Ten sherpas and five climbers had set off from the South Col (7,980m) at 9.30 pm on 22nd May. In a bitterly cold wind we had crossed the South Col Glacier, and steep climbing had led to the 40 degree Triangular Face. The spindrift driven by the strong winds had filled in the previous steps, so breaking trail was hard work. We arrived at the Balcony in good time and took a short break, but a combination of the cold, the dark and the wind meant it was better to be moving.
The cold clear starlight night silhouetted the South Ridge, which lead through a loose rocky section up towards the South Summit. The head-torches of our party twinkled above us as we tackled the steep rock. After climbing through the night, the red glow of dawn filled the sky over Makalu. With each breathless step we had climbed higher until we crested the South Summit; beyond lay the Hillary Step and the summit of Everest. An Xtreme dream was about to be realised.


Between the South Summit and the Hillary Step there is a switchback ridge made up of huge surreal whipped meringue cornices which overhang both the Kangshung Face to the East and the South West Face to the West. There was a strong cross wind, and with drops of over 8,000 feet on either side and clearly this was no place to fall. I turned the flow rate on my oxygen cylinder from 2 to 3.5 litres per minute for the final hour of the climb. The route twists and turns along a knife edge ridge to reach the Hilary Step. This short steep segment was adorned with a mass of rope, mostly old and tatty but there was at least one in reasonable condition. Having surmounted the Step, a further 2-300m of relatively flat ground led to the summit of Everest, the highest point on earth.

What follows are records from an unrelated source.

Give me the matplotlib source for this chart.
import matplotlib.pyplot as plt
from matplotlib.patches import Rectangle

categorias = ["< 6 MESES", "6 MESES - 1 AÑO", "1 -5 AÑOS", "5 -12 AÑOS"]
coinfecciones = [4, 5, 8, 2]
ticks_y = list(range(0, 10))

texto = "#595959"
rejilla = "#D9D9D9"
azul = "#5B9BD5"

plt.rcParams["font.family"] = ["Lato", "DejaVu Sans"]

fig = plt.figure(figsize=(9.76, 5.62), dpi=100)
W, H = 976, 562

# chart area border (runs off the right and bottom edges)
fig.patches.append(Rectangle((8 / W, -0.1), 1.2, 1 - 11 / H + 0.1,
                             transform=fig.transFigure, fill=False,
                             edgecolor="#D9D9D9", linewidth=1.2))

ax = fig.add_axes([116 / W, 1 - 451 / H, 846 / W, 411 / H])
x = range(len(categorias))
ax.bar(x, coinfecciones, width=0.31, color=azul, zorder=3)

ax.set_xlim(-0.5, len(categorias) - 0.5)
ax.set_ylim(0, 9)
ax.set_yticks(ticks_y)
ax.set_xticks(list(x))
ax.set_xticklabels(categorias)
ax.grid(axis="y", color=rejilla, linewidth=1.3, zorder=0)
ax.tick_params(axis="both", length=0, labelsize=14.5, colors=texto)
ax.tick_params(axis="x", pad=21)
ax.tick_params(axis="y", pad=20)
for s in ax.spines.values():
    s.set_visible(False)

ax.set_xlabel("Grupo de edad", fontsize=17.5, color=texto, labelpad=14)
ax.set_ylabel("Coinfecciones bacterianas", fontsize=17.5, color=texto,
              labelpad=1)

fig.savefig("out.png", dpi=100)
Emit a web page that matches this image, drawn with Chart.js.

At last it was possible to climb no higher. There was a mass of prayer flags fluttering in the bitterly cold and strong wind. It was so cold that we spent the shortest possible time on the summit. Initially there was an enormous feeling of elation shared with Mike, Sundeep, Dan and Nigel, and huge thanks to Tashi, the sherpa, who had shadowed me for the entire climb. Then a few private moments were taken to contemplate the effort and commitment required to get to the highest point on earth. There was also time to remember the support and prayers of those nearest and dearest, and then it was time to leave before the penetrating cold and hypoxia endangered a safe return, focusing on each and every step of the return journey.


There are more photos of the 2007 Caudwell Xtreme Everest Expedition in the Caudwell Xtreme Everest 2007 Gallery

 Why climb mountains?
The first question which you will ask and which I must try to answer is this, "What is the use of climbing Mount Everest?" and my answer must at once be, "It is no use." There is not the slightest prospect of any gain whatsoever. Oh, we may learn a little about the behaviour of the human body at high altitudes, and possibly medical men may turn our observation to some account for the purposes of aviation. But otherwise nothing will come of it. We shall not bring back a single bit of gold or silver, not a gem, nor any coal or iron. We shall not find a single foot of earth that can be planted with crops to raise food. It's no use. So, if you cannot understand that there is something in man which responds to the challenge of this mountain and goes out to meet it, that the struggle is the struggle of life itself upward and forever upward, then you won't see why we go. What we get from this adventure is just sheer joy. And joy is, after all, the end of life. We do not live to eat and make money. We eat and make money to be able to enjoy life. That is what life means and what life is for.